Solusi ini tidak membebani pengeluaran mereka sedikit pun, karena pikiran mereka lebih tertuju pada solusi, bukan pada masalah. Ketika kita fokus terhadap solusi, kita akan bersikap lebih kreatif dan efektif, tapi ketika kita lebih fokus terhadap masalah, kita akan menciptakan masalah-masalah yang lain.

النقطة الثانية: يجب التركيز على السلوك الخاطئ بأنه هو المشكلة، ولا ينصبّ تركيزنا على الذات التي سبَّبت المُشكلة، فإذا ركَّزنا على نقد الذات فسنفقد الثقة في قدرات الشخص المقابل، وسيتملَّكه اليأس تجاه إيجاد حل مناسب للمشكلة، وينتهي بتوقع الفشل؛ لأنه قد يعتقد أنَّ ما قدَّمه هو غير نافع، وليس باستطاعته تقديم الأفضل، فهو لا يُخضع قُدراته لتقييم عادل بل لما تسلَّل إلى ذاته من تقييم غيره.

Poin kedua: Kita harus fokus pada sikap yang salah sebagai sumber masalah, tidak mengarahkan fokus kita pada personal yang menimbulkan masalah.
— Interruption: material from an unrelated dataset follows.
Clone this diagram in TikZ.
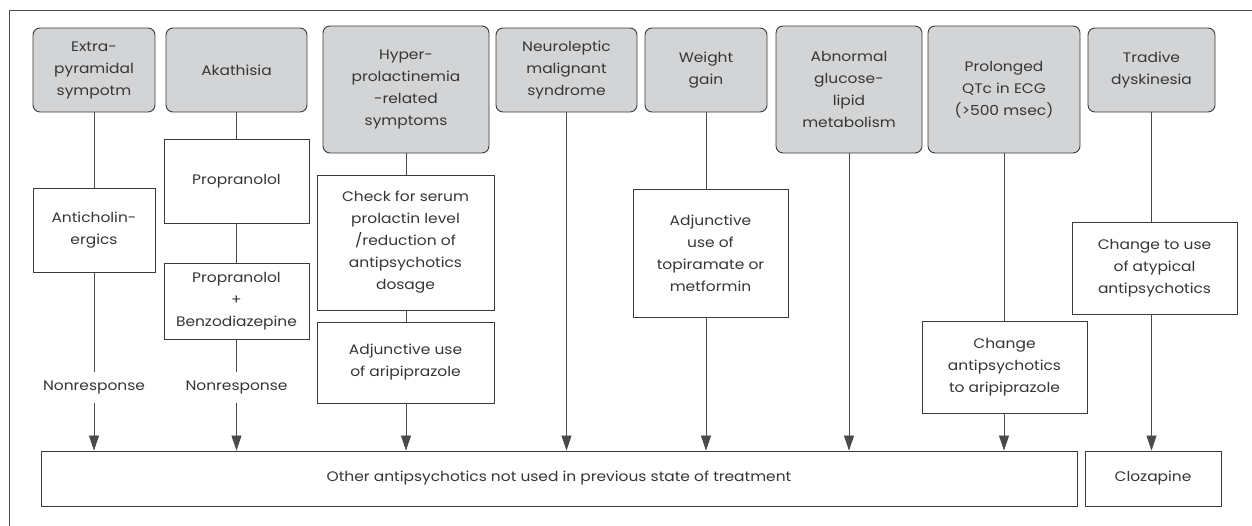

Apabila kita fokus mengkritik pribadi seseorang, kita akan kehilangan kepercayaan diri orang tersebut, membuatnya merasa putus asa dalam mencari solusi yang tepat atas masalah yang terjadi, dan akhirnya ia sudah menebak dari awal akan gagal, karena bisa jadi ia menjadi yakin apa yang ia kerjakan tidak bermanfaat dan tidak mampu melakukan yang lebih baik. Ia tidak menilai kemampuannya dengan penilaian yang objektif, tapi dengan keyakinan yang menyusup ke dalam dirinya yang berasal dari penilaian orang lain.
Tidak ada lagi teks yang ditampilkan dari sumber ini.